Given request:
Each entry below must be repeated exactly, with pictures left out.

___ Dataset records ___

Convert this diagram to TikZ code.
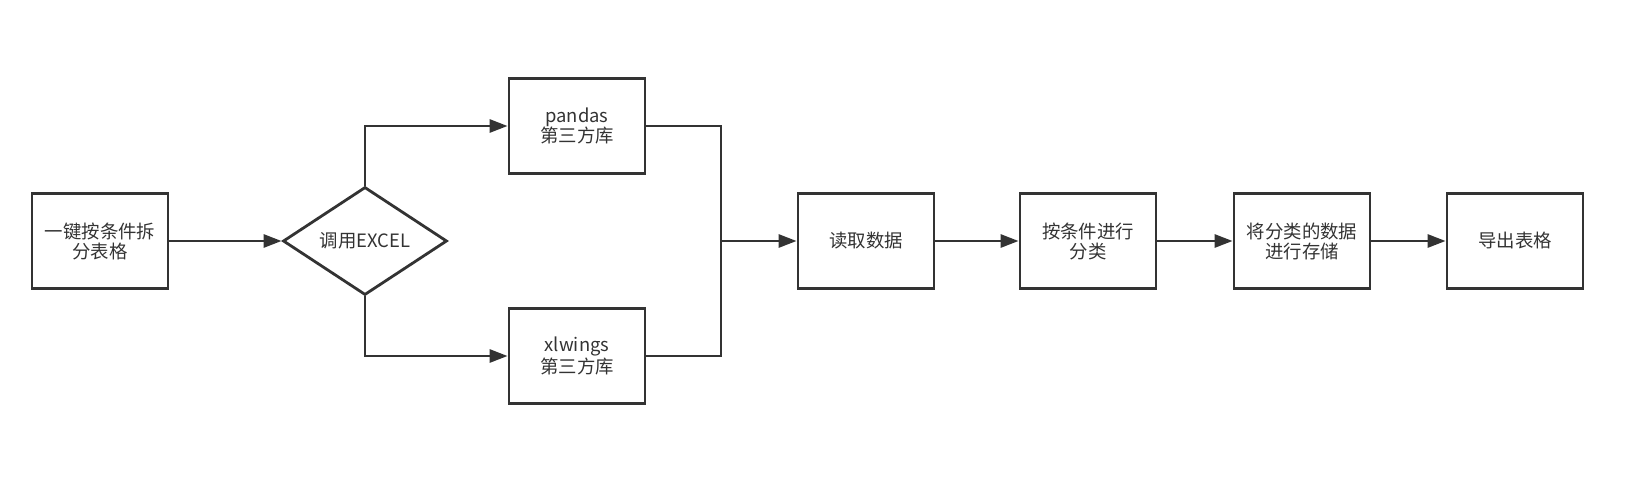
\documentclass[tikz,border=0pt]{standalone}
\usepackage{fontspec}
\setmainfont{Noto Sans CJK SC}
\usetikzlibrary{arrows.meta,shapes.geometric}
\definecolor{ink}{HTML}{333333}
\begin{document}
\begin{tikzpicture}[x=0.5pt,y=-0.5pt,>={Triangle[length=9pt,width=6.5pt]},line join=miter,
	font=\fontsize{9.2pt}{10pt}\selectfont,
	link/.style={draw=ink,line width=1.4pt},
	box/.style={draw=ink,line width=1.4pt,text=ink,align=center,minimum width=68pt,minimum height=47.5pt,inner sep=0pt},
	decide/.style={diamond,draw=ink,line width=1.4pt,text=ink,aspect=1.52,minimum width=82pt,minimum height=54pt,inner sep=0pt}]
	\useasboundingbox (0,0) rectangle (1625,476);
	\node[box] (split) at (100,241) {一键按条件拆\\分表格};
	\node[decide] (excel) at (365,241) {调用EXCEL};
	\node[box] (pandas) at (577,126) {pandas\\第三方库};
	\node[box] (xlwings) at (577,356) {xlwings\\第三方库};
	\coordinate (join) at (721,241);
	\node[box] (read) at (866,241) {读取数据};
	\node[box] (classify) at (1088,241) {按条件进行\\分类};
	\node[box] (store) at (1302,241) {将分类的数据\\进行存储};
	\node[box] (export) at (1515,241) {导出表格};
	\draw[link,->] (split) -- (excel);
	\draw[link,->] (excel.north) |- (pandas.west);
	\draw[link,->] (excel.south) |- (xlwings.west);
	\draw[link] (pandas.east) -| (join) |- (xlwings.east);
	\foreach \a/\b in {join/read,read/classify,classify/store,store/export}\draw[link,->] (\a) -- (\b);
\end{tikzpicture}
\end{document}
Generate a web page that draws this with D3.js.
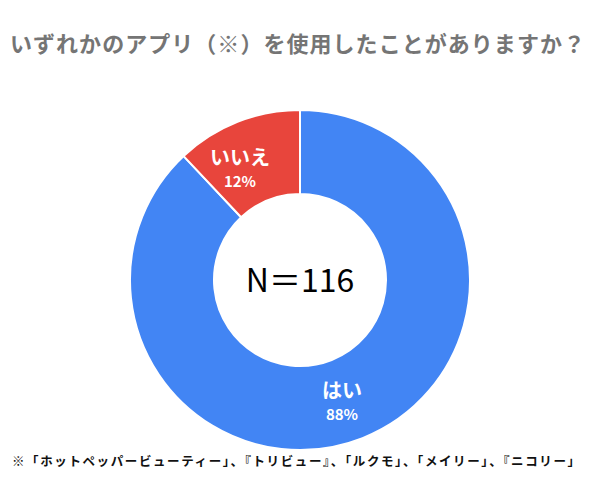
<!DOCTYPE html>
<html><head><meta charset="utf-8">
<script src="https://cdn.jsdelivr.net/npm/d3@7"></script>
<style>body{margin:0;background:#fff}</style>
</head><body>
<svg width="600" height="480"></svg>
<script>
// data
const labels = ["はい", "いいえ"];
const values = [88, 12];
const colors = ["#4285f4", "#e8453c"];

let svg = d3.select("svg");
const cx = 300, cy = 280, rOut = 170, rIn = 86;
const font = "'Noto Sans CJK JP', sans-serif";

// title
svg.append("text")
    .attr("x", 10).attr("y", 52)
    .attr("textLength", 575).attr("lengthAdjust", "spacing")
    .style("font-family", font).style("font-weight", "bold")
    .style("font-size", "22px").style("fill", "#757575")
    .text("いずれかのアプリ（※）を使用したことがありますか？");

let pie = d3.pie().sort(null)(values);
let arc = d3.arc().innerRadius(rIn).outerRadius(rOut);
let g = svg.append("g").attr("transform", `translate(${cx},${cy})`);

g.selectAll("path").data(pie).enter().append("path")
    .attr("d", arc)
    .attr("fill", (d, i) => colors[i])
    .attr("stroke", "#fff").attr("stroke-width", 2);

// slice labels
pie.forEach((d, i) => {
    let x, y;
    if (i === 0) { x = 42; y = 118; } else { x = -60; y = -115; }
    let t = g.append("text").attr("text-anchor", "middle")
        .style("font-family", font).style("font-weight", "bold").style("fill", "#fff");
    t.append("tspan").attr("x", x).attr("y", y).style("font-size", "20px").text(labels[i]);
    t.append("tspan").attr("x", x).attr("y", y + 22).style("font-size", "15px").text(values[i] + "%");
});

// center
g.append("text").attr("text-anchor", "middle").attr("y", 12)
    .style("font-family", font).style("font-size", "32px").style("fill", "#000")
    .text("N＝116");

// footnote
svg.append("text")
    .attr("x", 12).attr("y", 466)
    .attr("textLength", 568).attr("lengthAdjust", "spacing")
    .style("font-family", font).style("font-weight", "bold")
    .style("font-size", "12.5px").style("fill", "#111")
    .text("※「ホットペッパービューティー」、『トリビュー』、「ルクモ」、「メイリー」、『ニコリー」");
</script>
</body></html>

___

Result of this task:
Convert this diagram to TikZ code.
\documentclass[tikz,border=0pt]{standalone}
\usepackage{fontspec}
\setmainfont{Noto Sans CJK SC}
\usetikzlibrary{arrows.meta,shapes.geometric}
\definecolor{ink}{HTML}{333333}
\begin{document}
\begin{tikzpicture}[x=0.5pt,y=-0.5pt,>={Triangle[length=9pt,width=6.5pt]},line join=miter,
	font=\fontsize{9.2pt}{10pt}\selectfont,
	link/.style={draw=ink,line width=1.4pt},
	box/.style={draw=ink,line width=1.4pt,text=ink,align=center,minimum width=68pt,minimum height=47.5pt,inner sep=0pt},
	decide/.style={diamond,draw=ink,line width=1.4pt,text=ink,aspect=1.52,minimum width=82pt,minimum height=54pt,inner sep=0pt}]
	\useasboundingbox (0,0) rectangle (1625,476);
	\node[box] (split) at (100,241) {一键按条件拆\\分表格};
	\node[decide] (excel) at (365,241) {调用EXCEL};
	\node[box] (pandas) at (577,126) {pandas\\第三方库};
	\node[box] (xlwings) at (577,356) {xlwings\\第三方库};
	\coordinate (join) at (721,241);
	\node[box] (read) at (866,241) {读取数据};
	\node[box] (classify) at (1088,241) {按条件进行\\分类};
	\node[box] (store) at (1302,241) {将分类的数据\\进行存储};
	\node[box] (export) at (1515,241) {导出表格};
	\draw[link,->] (split) -- (excel);
	\draw[link,->] (excel.north) |- (pandas.west);
	\draw[link,->] (excel.south) |- (xlwings.west);
	\draw[link] (pandas.east) -| (join) |- (xlwings.east);
	\foreach \a/\b in {join/read,read/classify,classify/store,store/export}\draw[link,->] (\a) -- (\b);
\end{tikzpicture}
\end{document}
Generate a web page that draws this with D3.js.
<!DOCTYPE html>
<html><head><meta charset="utf-8">
<script src="https://cdn.jsdelivr.net/npm/d3@7"></script>
<style>body{margin:0;background:#fff}</style>
</head><body>
<svg width="600" height="480"></svg>
<script>
// data
const labels = ["はい", "いいえ"];
const values = [88, 12];
const colors = ["#4285f4", "#e8453c"];

let svg = d3.select("svg");
const cx = 300, cy = 280, rOut = 170, rIn = 86;
const font = "'Noto Sans CJK JP', sans-serif";

// title
svg.append("text")
    .attr("x", 10).attr("y", 52)
    .attr("textLength", 575).attr("lengthAdjust", "spacing")
    .style("font-family", font).style("font-weight", "bold")
    .style("font-size", "22px").style("fill", "#757575")
    .text("いずれかのアプリ（※）を使用したことがありますか？");

let pie = d3.pie().sort(null)(values);
let arc = d3.arc().innerRadius(rIn).outerRadius(rOut);
let g = svg.append("g").attr("transform", `translate(${cx},${cy})`);

g.selectAll("path").data(pie).enter().append("path")
    .attr("d", arc)
    .attr("fill", (d, i) => colors[i])
    .attr("stroke", "#fff").attr("stroke-width", 2);

// slice labels
pie.forEach((d, i) => {
    let x, y;
    if (i === 0) { x = 42; y = 118; } else { x = -60; y = -115; }
    let t = g.append("text").attr("text-anchor", "middle")
        .style("font-family", font).style("font-weight", "bold").style("fill", "#fff");
    t.append("tspan").attr("x", x).attr("y", y).style("font-size", "20px").text(labels[i]);
    t.append("tspan").attr("x", x).attr("y", y + 22).style("font-size", "15px").text(values[i] + "%");
});

// center
g.append("text").attr("text-anchor", "middle").attr("y", 12)
    .style("font-family", font).style("font-size", "32px").style("fill", "#000")
    .text("N＝116");

// footnote
svg.append("text")
    .attr("x", 12).attr("y", 466)
    .attr("textLength", 568).attr("lengthAdjust", "spacing")
    .style("font-family", font).style("font-weight", "bold")
    .style("font-size", "12.5px").style("fill", "#111")
    .text("※「ホットペッパービューティー」、『トリビュー』、「ルクモ」、「メイリー」、『ニコリー」");
</script>
</body></html>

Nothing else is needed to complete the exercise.